The photographs that appear in this piece were collected on multiple visits over the course of several years. One of those visits was late at night, an eerie experience I would recommend to anyone who isn’t squeamish, for this is when you’re most likely to find giant rats scavenging for scraps among the ruins. It’s not that bad, mind you—as with most other old markets in Taiwan the population of vermin is held in check by the half-feral cats that skulk through the stalls after dark.

Our lady of the shadows
Our lady of the shadows. Look closely; do you notice anything peculiar about this photograph?
Mistress of the night
Mistress of the night.
The old market is spooky at night
The market after dark.
Slinking through the old market after closing
Long after closing time in Tainan’s Old West Market.
Earthquake Damage on the Tainan Old West Market
Surveying the old market after an earthquake struck in 2016, you’ll notice a chunk of reinforced concrete missing on the right.

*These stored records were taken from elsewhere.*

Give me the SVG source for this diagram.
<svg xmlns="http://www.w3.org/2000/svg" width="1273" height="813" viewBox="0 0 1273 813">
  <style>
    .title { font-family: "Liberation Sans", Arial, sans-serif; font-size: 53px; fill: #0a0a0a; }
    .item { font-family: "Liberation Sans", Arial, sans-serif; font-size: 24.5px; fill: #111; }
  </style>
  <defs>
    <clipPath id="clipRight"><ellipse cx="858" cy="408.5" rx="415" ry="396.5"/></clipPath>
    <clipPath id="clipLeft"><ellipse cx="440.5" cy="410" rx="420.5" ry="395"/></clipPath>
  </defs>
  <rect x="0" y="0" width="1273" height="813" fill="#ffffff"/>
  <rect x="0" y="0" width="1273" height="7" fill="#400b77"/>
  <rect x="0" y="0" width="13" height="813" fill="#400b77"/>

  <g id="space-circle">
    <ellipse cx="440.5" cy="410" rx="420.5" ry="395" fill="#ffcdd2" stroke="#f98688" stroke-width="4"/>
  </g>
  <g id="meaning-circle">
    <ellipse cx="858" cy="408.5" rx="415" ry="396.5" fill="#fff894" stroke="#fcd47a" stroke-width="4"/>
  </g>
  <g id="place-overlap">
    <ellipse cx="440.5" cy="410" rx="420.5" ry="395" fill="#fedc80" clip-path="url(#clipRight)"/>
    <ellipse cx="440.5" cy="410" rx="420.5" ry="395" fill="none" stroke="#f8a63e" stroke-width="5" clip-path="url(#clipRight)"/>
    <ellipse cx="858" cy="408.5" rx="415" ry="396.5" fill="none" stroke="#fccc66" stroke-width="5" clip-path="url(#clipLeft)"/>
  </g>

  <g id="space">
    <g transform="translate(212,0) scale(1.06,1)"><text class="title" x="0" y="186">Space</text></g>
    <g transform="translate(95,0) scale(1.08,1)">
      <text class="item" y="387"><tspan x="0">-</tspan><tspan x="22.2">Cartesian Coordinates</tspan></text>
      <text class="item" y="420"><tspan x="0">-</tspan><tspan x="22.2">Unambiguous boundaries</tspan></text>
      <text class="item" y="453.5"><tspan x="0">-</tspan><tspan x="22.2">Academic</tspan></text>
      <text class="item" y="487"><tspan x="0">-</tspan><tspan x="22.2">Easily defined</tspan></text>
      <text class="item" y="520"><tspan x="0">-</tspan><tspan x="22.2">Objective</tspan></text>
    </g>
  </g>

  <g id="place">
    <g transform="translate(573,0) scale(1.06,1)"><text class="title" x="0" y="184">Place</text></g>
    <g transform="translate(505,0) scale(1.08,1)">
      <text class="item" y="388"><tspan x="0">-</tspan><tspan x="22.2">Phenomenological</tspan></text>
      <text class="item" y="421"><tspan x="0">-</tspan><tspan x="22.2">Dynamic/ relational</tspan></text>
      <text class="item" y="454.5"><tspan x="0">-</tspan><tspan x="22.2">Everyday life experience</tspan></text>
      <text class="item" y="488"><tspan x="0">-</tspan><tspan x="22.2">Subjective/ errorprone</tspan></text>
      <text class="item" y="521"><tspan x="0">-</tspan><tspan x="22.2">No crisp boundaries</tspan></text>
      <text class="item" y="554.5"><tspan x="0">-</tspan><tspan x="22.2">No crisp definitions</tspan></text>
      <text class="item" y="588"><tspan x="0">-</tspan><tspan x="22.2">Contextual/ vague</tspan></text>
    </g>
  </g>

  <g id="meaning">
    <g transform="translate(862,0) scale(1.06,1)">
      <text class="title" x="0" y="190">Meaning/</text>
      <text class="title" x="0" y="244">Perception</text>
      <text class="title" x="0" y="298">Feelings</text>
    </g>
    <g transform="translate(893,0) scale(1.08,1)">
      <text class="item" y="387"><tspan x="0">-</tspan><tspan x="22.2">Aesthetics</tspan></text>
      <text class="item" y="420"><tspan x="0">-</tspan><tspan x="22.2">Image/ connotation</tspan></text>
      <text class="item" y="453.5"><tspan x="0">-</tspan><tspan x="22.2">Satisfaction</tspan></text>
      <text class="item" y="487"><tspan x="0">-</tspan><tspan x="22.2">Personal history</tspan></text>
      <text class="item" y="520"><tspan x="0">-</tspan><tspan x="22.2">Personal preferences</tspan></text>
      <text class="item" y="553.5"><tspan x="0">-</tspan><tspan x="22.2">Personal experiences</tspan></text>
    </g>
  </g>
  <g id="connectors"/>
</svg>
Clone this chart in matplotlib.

In 2016 the front of the old market suffered minor damage in a surprisingly strong earthquake that struck Tainan. Restoration work began in earnest in early 2017, and the entire market was blocked off, its facade obscured, until reopening to the public in 2021.

Tainan West Market After Restoration
Tainan West Market in April 2021, not long after restoration efforts were complete.
West Market Circa 2021
The newly restored Tainan West Market in April 2021.
Inside the Newly Restored Tainan West Market
Inside the newly restored Tainan West Market around when it reopened to the public. Fabric vendors had moved into several of the stalls near the entrance but it was otherwise empty.


  1. Hey Alexander, I love your blog and all the photos that you’ve taken around Tainan!

    As a Texas-born, Tainan-raised, and currently Chicago-employed guy, your posts reminds me of the old beauty in Tainan. The smell and the sight of what these photos represent is an absolute delight. Pure nostalgia :)

    You deserve a lot of kudos for your thorough blogging and photo documenting, these mean more than you think! I’m thankful that I found your blog! Bookmarked and will be checking in regularly!